Jo Churchill, who was appointed waste minister in September, visited Walleys Quarry last week, when she met with the operators of the landfill as well as school children, residents' groups and Newcastle MP Aaron Bell to hear their concerns.
According to Stoke on Trent Live, Churchill said that within days of taking up her role Bell had written to her demanding a meeting to ensure she understood how important the issue was to the local community.
She also revealed she has received letters from children in the area, and that she understood the strength of feeling around the situation.
The Environment Agency (EA) is currently appealing a High Court ruling, which found that it had failed to protect the life of a five-year-old child in its regulation of the landfill.
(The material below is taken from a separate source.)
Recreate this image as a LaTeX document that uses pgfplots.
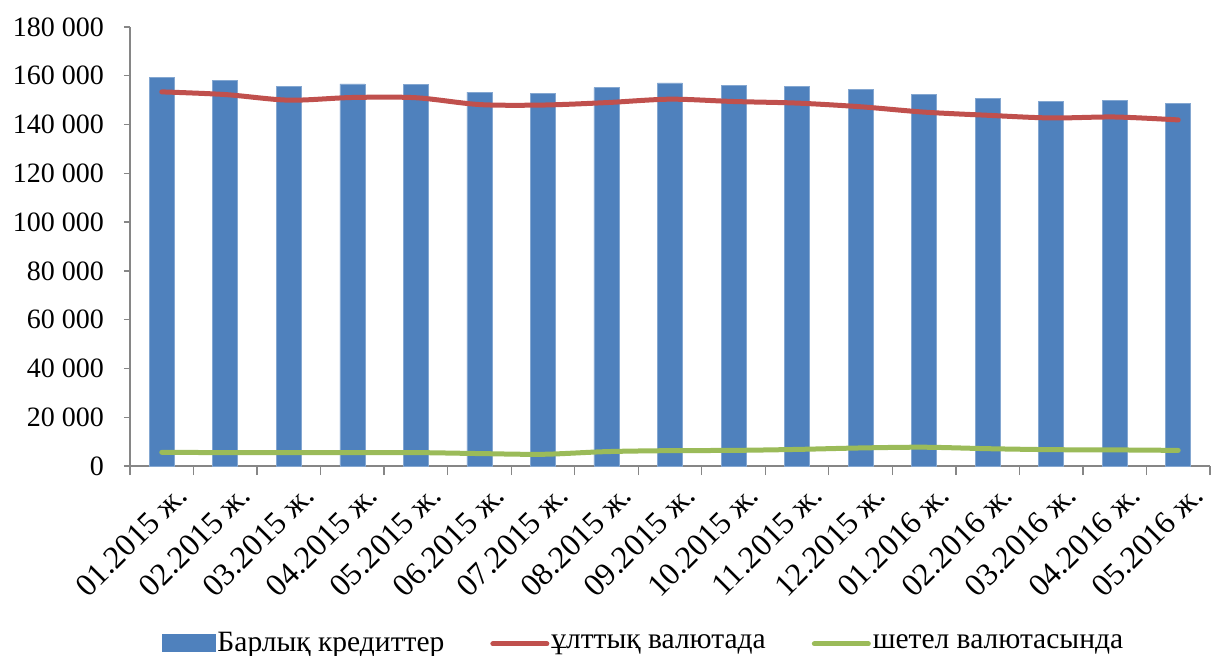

Churchill said she would hold the regulator to account, as well as support it in taking appropriate action, while also challenging the operator to address the issue.
She said she wanted to see long-term solutions to the issues at Walleys Quarry, which she acknowledged had been happening for a long time.
She said: “I’ve met with the EA, I get reports from them weekly.
"I established that very rapidly — I want to know what’s going on, on this site, weekly. I think that puts a level of rigour into it.”
The latest weekly update from the regulator states that the amount of landfill gas captured and processed on site “remains at a very high rate with CLP, the gas contractor, running both engines on full power, generating around 2000KWh electricity — with two enclosed landfill gas flares operational on a 24/7 basis”.
The EA added: “Our action — and the improvements we’ve required Walleys Quarry Ltd to take since March 2021 — has seen a significant reduction in hydrogen sulphide escaping the site, but there is still more for Walleys Quarry Ltd to do in reducing hydrogen sulphide levels to those assessed to be safe by the UK Health Security Agency.”
Last week, ENDS revealed that levels of Hydrogen Sulphide H2S on site had been so high they had prevented EA staff from inspecting vast areas of the landfill.